Looking so well is often an indication that the wine will either cost a bomb or will be a poor imitation of the real thing, that it is lacking in some way. Well, this isn't. It's good value and very tasty, and even more than that, it is from the very best place in France for this summer-ready Rosé: Provence. And not only that, it comes from the heart of the best of Provence, the Coteaux (or hills) of the region's most famous town, Aix-en-Provence.
Provence is dry because of the northern winds that are so typical throughout the early growing season (that's the Mistral) and the fact that it is one of the most southerly regions in France, making it hotter than most other regions. It's got very poor soils and only olives, scrubby bush plants and vines are able to grow in any kind of sustained manner. But that's all good by us! Included in the scrubby plant group is rosemary and lavendar and these sorts of plants and herbs are part of the group of vegetation that is often termed 'Garrigue'. These are important to us as wine drinkers because there is often a very tangible sense that these flavours influence the wines made from grapes grown with garrigue all around them. To a greater or lesser extent this happen the world over - think of Cabernet Sauvignon in Coonawara and the notes of Eucalyptus, or higher altitude Sangiovese in Tuscany that has notes of pine and woodland, Burgundy reds that reflect forest floor, Napa valley reds that reek of cash (only joking...).
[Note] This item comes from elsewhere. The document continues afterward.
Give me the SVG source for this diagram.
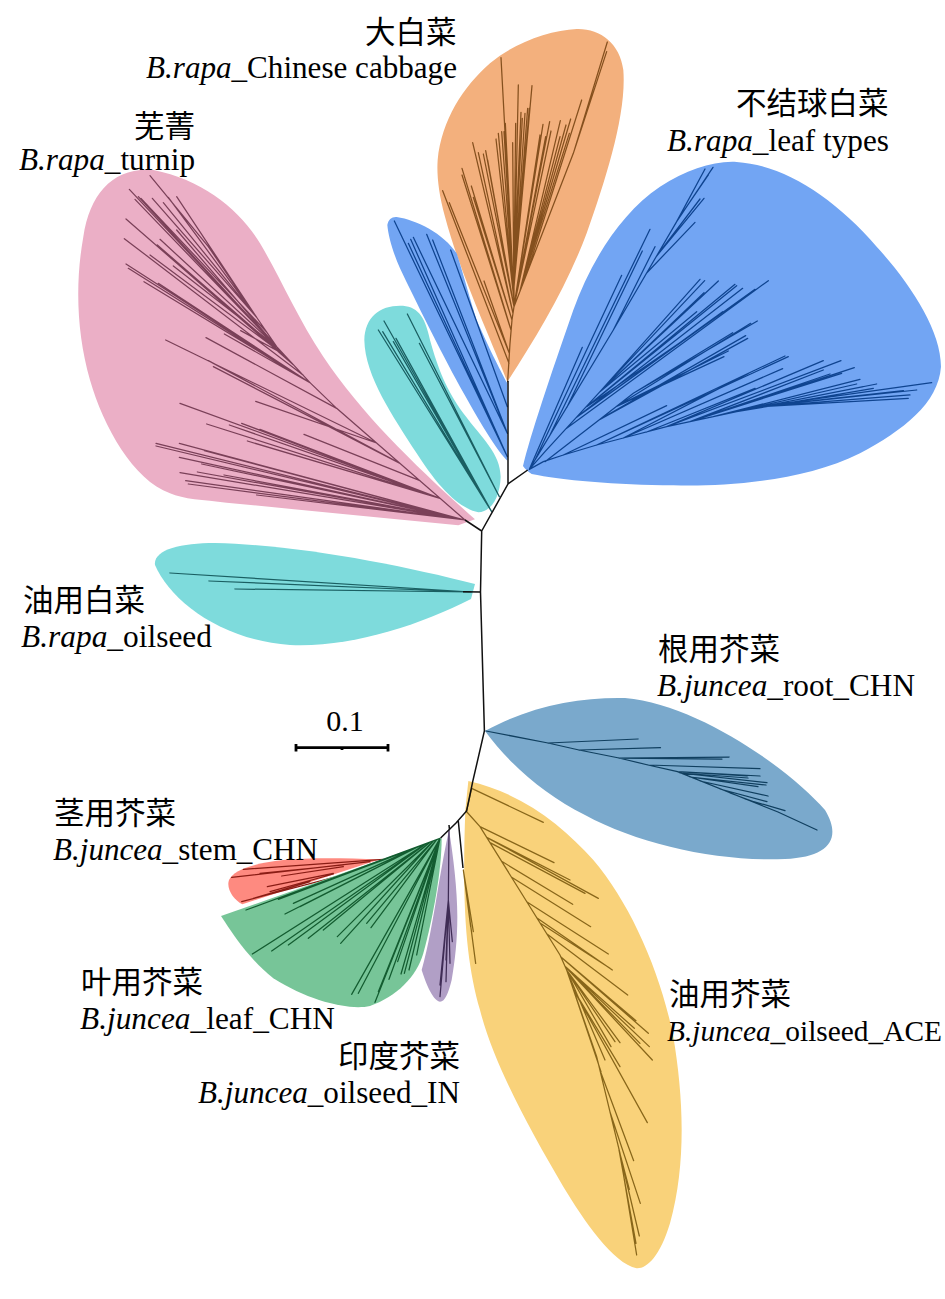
<svg xmlns="http://www.w3.org/2000/svg" width="945" height="1299" viewBox="0 0 945 1299">
<style>
text{font-family:"Liberation Serif","Noto Sans CJK SC",serif;font-size:31px;fill:#000}
.i{font-style:italic}
.c{font-family:"Noto Sans CJK SC","Liberation Serif",serif;font-size:30.5px}
.l{fill:none;stroke-width:1.25;vector-effect:non-scaling-stroke;stroke-linecap:round}
.k{fill:none;stroke:#111;stroke-width:1.5}
</style>
<rect width="945" height="1299" fill="#fff"/>
<g id="clade-turnip" transform="translate(70 160) scale(.33333)">
<path fill="#EBAFC6" d="M1215,1078C1050,930 880,770 760,590C680,470 630,350 570,250C510,150 400,60 250,30C130,20 60,100 40,230C15,370 20,520 60,660C100,800 190,960 300,1000C340,1018 400,1020 470,1028L1165,1096Z"/>
<path class="l" stroke="#7A4058" d="M1185,1080L800,745L720,668L620,560L415,260L240,47M620,560L178,88M620,560L195,118M620,560L205,110M590,516L213,115M560,472L247,115M560,472L280,128M560,472L295,112M560,472L320,110M620,560L320,210M620,560L270,238M645,587L262,255M670,614L168,177M700,646L163,236M645,587L240,285M620,560L310,318M720,668L168,312M720,668L175,325M720,668L222,365M720,668L265,370M640,582L512,512M720,668L463,522M800,745L408,533M920,849L287,540M990,910L415,602M990,910L430,620M920,849L557,724M1050,962L702,823M1110,1015L330,730M1110,1015L410,792M1110,1015L478,795M1110,1015L515,790M1110,1015L570,808M1110,1015L532,843M1185,1080L258,850M1185,1080L258,858M1185,1080L328,850M1185,1080L328,892M1185,1080L403,872M1185,1080L395,912M1185,1080L330,938M1185,1080L382,936M1185,1080L462,945M1185,1080L347,962M1185,1080L355,972M1185,1080L560,1005"/>
</g>
<g id="clade-orange" transform="translate(360 20) scale(.33333)">
<path fill="#F3B07D" d="M442,1085C390,950 300,760 255,590C235,520 230,460 233,420C245,300 310,200 390,130C460,70 570,30 650,27C720,25 780,70 790,150C800,280 740,470 680,640C620,800 530,950 442,1085Z"/>
<path class="l" stroke="#85501E" d="M443,1085L450,970L456,900L462,860L462,770M462,860L640,400L742,66M447,1030L248,512M448,1000L268,548M448,1000L372,783M453,930L306,445M453,930L306,465M456,900L334,498M456,900L340,532M459,880L338,368M459,880L355,398M462,860L370,402M462,860L377,392M462,860L383,420M462,840L423,113M462,840L408,357M462,840L415,340M462,840L425,335M462,840L432,335M462,840L436,310M462,860L458,368M462,800L475,195M462,770L467,310M462,770L483,277M462,770L487,295M462,800L495,280M462,800L503,265M462,800L508,265M462,800L516,197M462,860L549,313M462,860L540,345M462,860L557,350M462,860L569,305M462,860L573,333M480,813L601,302M480,813L600,350M480,813L618,315M480,813L632,297M480,813L628,340M500,762L665,240M640,400L740,95"/>
</g>
<g id="clade-blue-small" transform="translate(360 20) scale(.33333)">
<path fill="#72A5F3" d="M82,615C85,598 95,590 110,591C170,600 250,640 290,700C310,760 330,840 350,900C380,970 420,1050 442,1090L442,1322C400,1280 340,1170 300,1100C240,990 170,850 120,745C100,700 85,650 82,615Z"/>
<path class="l" stroke="#0F4490" d="M442,1310L103,603M442,1310L145,670M442,1310L152,658M442,1240L160,652M442,1240L200,643M442,1240L218,660M442,1160L272,690"/>
</g>
<g id="clade-teal-small" transform="translate(360 20) scale(.33333)">
<path fill="#7EDBDC" d="M13,960C15,890 60,857 120,857C170,857 195,885 210,960C235,1050 260,1110 310,1180C370,1260 420,1300 422,1370C420,1430 395,1475 355,1477C300,1465 240,1410 170,1300C100,1190 15,1070 13,960Z"/>
<path class="l" stroke="#1A5F62" d="M395,1475L55,930M395,1475L72,903M395,1475L108,955M395,1475L100,965M395,1475L68,935M418,1430L142,882M418,1430L178,970"/>
</g>
<g id="clade-leaf" transform="translate(500 150) scale(.33333)">
<path fill="#72A5F3" d="M69,948C90,860 150,680 220,480C270,340 360,190 480,110C560,60 640,32 710,36C850,45 1000,140 1130,290C1230,400 1323,540 1323,650C1315,760 1210,840 1080,910C900,1000 650,1010 520,1006C350,1005 180,990 95,972C85,965 75,958 69,948Z"/>
<path class="l" stroke="#0F4490" d="M88,958L340,540L530,215L639,52M530,215L615,57M560,170L625,75M470,318L612,145M470,318L600,147M440,369L585,217M105,930L365,376M88,958L247,592M150,855L450,238M200,773L427,303M340,540L465,290M88,958L135,905L300,725L600,388M300,725L614,392M300,725L655,393M300,725L612,428M300,725L590,485M260,770L705,403M260,770L710,407M230,802L728,415M200,835L805,392M230,802L765,418M230,802L668,485M260,770L595,540M135,935L300,808L400,730L772,513M350,769L752,520M400,730L698,548M300,808L737,557M300,808L743,565M350,769L685,603M350,769L672,620M88,958L130,935L190,915L290,885L370,864L500,830L640,800L780,770L1225,745M190,915L500,767M290,885L865,620M290,885L855,618M370,864L745,670M370,864L848,656M440,846L765,715M500,830L970,632M500,830L1023,632M570,815L970,660M570,815L1063,653M570,815L1025,670M570,815L990,672M640,800L1080,688M640,800L1070,702M710,785L1130,702M710,785L1090,710M710,785L1120,715M780,770L1295,698M780,770L1250,720M780,770L1230,735M780,770L1210,722"/>
</g>
<g id="clade-oilseed-rapa">
<path fill="#7EDBDC" d="M475,584L471,599C420,625 350,648 290,645C220,640 170,600 155,565C153,550 180,543 215,543C300,545 400,565 475,584Z"/>
<path class="l" stroke="#1A5F62" d="M471,592L170,573M471,592L209,581M471,592L235,589"/>
</g>
<g id="clade-root">
<path fill="#7AA9CC" d="M485,731C530,706 580,697 625,698C700,705 790,770 825,810C842,838 830,857 785,859C720,862 640,845 585,815C545,795 510,765 485,731Z"/>
<path class="l" stroke="#103F5F" d="M486,731L548,743L579,750L619,758L648,765L677.5,771.7L778,812L817,830M548,743L638,739M579,750L660.5,747.7M619,758L729,757M619,758L722,759M648,765L760,768.7M677.5,771.7L760,776M677.5,771.7L747,776M680,773L748,778M680,773L767,782.7M690,777L766,785M690,777L758,786.7M700,781L768,796M720,789L767,801.7M730,793L760,804M745,799L785,810.7"/>
</g>
<g id="clade-oilseed-juncea" transform="translate(450 770) scale(.33333)">
<path fill="#F9D27A" d="M55,33C220,70 340,170 430,270C540,400 630,600 670,800C700,980 710,1180 660,1360C630,1460 590,1497 560,1495C490,1480 400,1350 340,1250C240,1080 130,880 90,720C50,580 35,420 46,120Z"/>
<path class="l" stroke="#88661A" d="M65,55L280,157M50,122L65,55M48,123L90,170L330,555L350,600L440,860L510,1150L560,1455M90,170L312,278M110,202L360,330M110,202L445,385M120,218L405,370M155,274L368,403M185,322L422,470M230,395L475,552M260,443L487,600M270,459L480,595M290,491L533,675M332,560L558,752M332,560L595,790M345,589L553,775M345,589L598,830M345,589L607,870M345,589L570,820M350,600L510,818M350,600L495,815M350,600L483,830M350,600L465,870M360,629L453,905M370,658L510,890M370,658L592,1058M450,901L551,1172M480,1026L571,1300M507,1140L568,1398M507,1140L538,1258M507,1140L558,1420M40,300L77,580M40,300L70,485M40,300L62,470"/>
</g>
<g id="clade-stem" transform="translate(210 770) scale(.33333)">
<path fill="#FE8A80" d="M97,403L510,268C400,264 300,262 220,270C130,280 70,300 57,330C48,355 70,390 97,403Z"/>
<path class="l" stroke="#8A1C14" d="M520,268L100,298M480,275L65,322M400,285L150,310M400,290L215,318M370,310L172,350M370,312L180,365M380,320L95,395M300,335L130,385"/>
</g>
<g id="clade-leaf-chn" transform="translate(210 770) scale(.33333)">
<path fill="#77C598" d="M33,438L695,205C695,300 670,440 640,550C620,620 560,680 480,708C420,722 300,695 190,625C120,570 70,495 33,438Z"/>
<path class="l" stroke="#135C30" d="M690,205L108,420M640,225L205,388M620,232L240,375M620,232L250,400M620,232L270,410M620,232L225,432M650,220L127,552M650,220L185,543M650,220L235,525M660,217L295,505M660,217L340,480M670,213L382,500M670,213L392,520M680,209L470,460M680,209L483,473M690,205L425,673M690,205L445,670M690,205L495,697M690,205L505,665M690,205L537,628M690,205L563,575M690,205L573,612M690,205L583,610M690,205L597,600M690,205L620,555"/>
</g>
<g id="clade-indian" transform="translate(210 770) scale(.33333)">
<path fill="#B19FC6" d="M717,180C730,260 742,360 742,440C742,510 735,570 725,630C715,670 705,695 690,695C665,690 645,630 635,600C655,530 670,440 680,380C695,290 708,220 717,180Z"/>
<path class="l" stroke="#3F2C55" d="M717,180L715,390L690,680M715,390L690,645M715,390L708,635M715,390L720,580M715,390L708,570M715,390L727,515"/>
</g>
<g id="connectors">
<path class="k" d="M508,381L508,484M527.7,470L508,484L481.7,531M465,520L481.7,531L480.5,592L484.4,731L472.7,781.7L466.6,811L456,823L440.6,838M463,591.7L480.5,592M458.3,821L463,868M449,825L449.5,830"/>
<path d="M296,747.7H388M296,744V751.5M388,744V751.5M342,747.7V750" fill="none" stroke="#000" stroke-width="2.8"/>
</g>
<g id="labels">
<text x="345" y="731" text-anchor="middle" style="font-size:30px">0.1</text>
<text class="c" x="365" y="43">大白菜</text>
<text x="146" y="78" textLength="311" lengthAdjust="spacingAndGlyphs"><tspan class="i">B.rapa</tspan>_Chinese cabbage</text>
<text class="c" x="736" y="114">不结球白菜</text>
<text x="667" y="151" textLength="222" lengthAdjust="spacingAndGlyphs"><tspan class="i">B.rapa</tspan>_leaf types</text>
<text class="c" x="134" y="137">芜菁</text>
<text x="19" y="170" textLength="176" lengthAdjust="spacingAndGlyphs"><tspan class="i">B.rapa</tspan>_turnip</text>
<text class="c" x="23" y="611">油用白菜</text>
<text x="21" y="647" textLength="191" lengthAdjust="spacingAndGlyphs"><tspan class="i">B.rapa</tspan>_oilseed</text>
<text class="c" x="658" y="660">根用芥菜</text>
<text x="657" y="696" textLength="258" lengthAdjust="spacingAndGlyphs"><tspan class="i">B.juncea</tspan>_root_CHN</text>
<text class="c" x="54" y="824">茎用芥菜</text>
<text x="53" y="860" textLength="265" lengthAdjust="spacingAndGlyphs"><tspan class="i">B.juncea</tspan>_stem_CHN</text>
<text class="c" x="81" y="993">叶用芥菜</text>
<text x="80" y="1029" textLength="255" lengthAdjust="spacingAndGlyphs"><tspan class="i">B.juncea</tspan>_leaf_CHN</text>
<text class="c" x="338" y="1067">印度芥菜</text>
<text x="198" y="1103" textLength="262" lengthAdjust="spacingAndGlyphs"><tspan class="i">B.juncea</tspan>_oilseed_IN</text>
<text class="c" x="669" y="1005">油用芥菜</text>
<text x="667" y="1041" textLength="275" lengthAdjust="spacingAndGlyphs" style="font-size:30px"><tspan class="i">B.juncea</tspan>_oilseed_ACE</text>
</g>
</svg>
This wine doesn't have that garrigue sense, and it's no bad thing, because in a fresh juicy rosé we'd probably prefer freshness and fruit in its simplicity rather than with too much complexity. In the best rosé wines you do get depth and complexity, but here, and in many others, ease of style and an ability to accompany the sunshine is the feature that is most importantly held high, and for that, we're very grateful.